The Oprah Effect – Julia Bunning

I found “the Oprah Effect” an interesting read because I recently voted in a presidential election as a “low political awareness” person.  The majority of the information I got about the candidates came from soft news programs.  While I feel that my personal voting choice was within my best interest, I was initially surprised that the less informed voters generally ended up voting for the “correct” candidate by following soft news.  I agree with the point that soft news is better than no news, but I think that hard news is the best when considering a presidential election.

One point that I found concerning was that people with low political awareness were not very effected by the hard news they did watch.  I think that hard news should help a person gain more awareness on a topic regardless of the readers/listeners prior knowledge.  While a well informed person may understand certain stories better, the less informed person should still be able to draw similar conclusions.

Presidential elections are very important in determining the future of our country.  I believe that it should be a high priority to ensure that all citizens have access to the facts in a way that they can understand and relate to. While many less informed people may be complacent with following only soft news, there are many less-informed people who may enjoy hard news more if it were more understandable to them.

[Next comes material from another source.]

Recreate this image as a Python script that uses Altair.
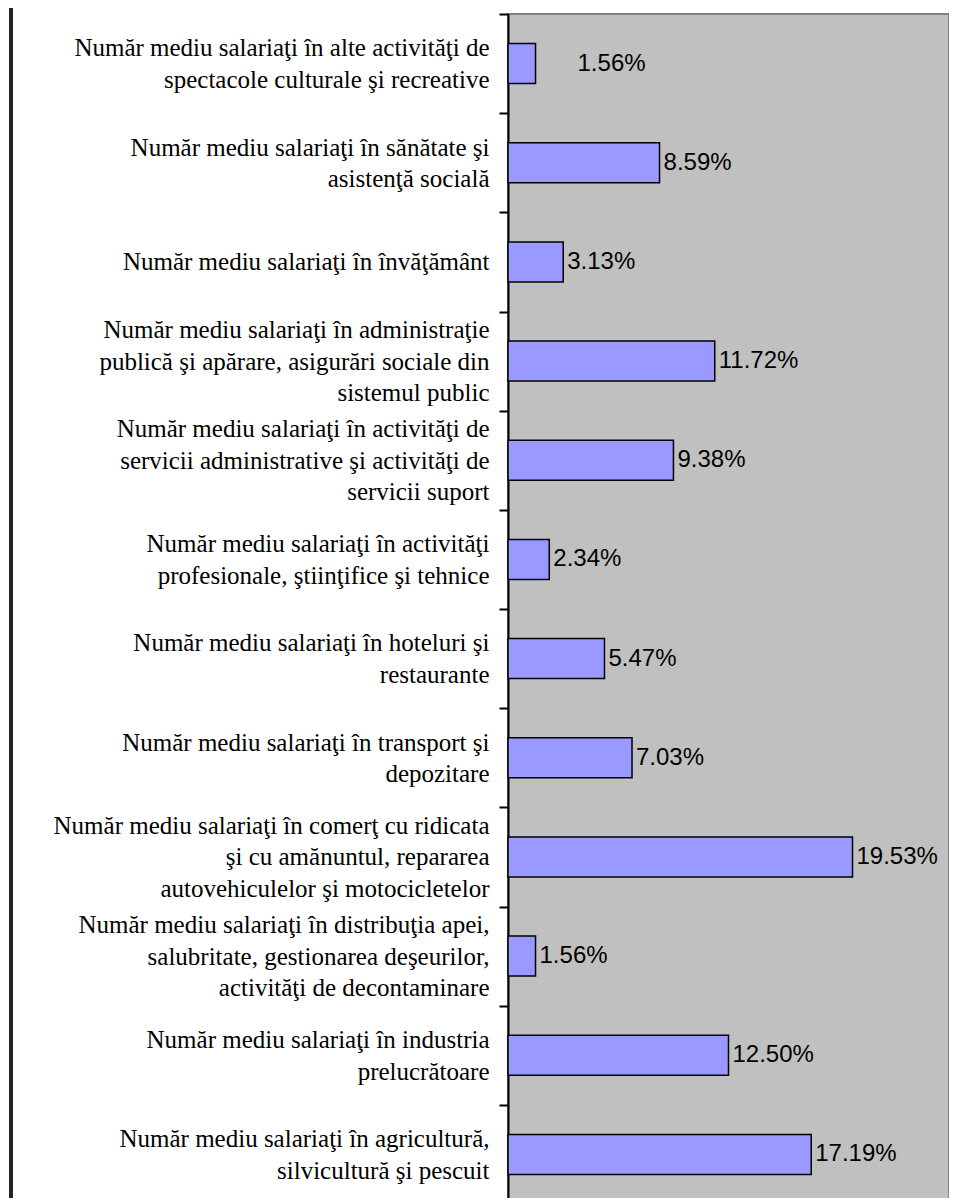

  1. These are interesting points to consider. However, I think more in-depth and more understandable information is easily accessible through the internet. Hard news does not seem to interest people anymore though. There used to be a more distinct line separating hard news and soft news. As the media has expanded, politics and even crime have become more entertainment than fact. Ratings have driven TV to where it is and it seems likely that major networks have figured out exactly what brings in the most viewers, and consequently the most sponsors. People are more concerned with Palin’s attire than with her political stance. I said in class, and in other words you say it here, that it is pretty simple to choose a presidential candidate, as Republicans and Democrats have distinct political beliefs. Even with little to no previous knowledge, an individual can align with a party based on a small consumption of soft news. This lack of knowledge is unfortunately apparent in lower forms of government. Every 2 years it seems Congress loses more and more politicians. These are the same politicians meant to be extremely knowledgeable so they can represent their constituents in Washington. People tend to vote based on name recognition rather than politics at this level of government. A more politically focused form of hard news, as you suggest, would help with this problem significantly by informing people about the wide spectrum that is American politics. This would be great for America, but would anyone really watch, and would a network give up a prime time spot to experiment with it?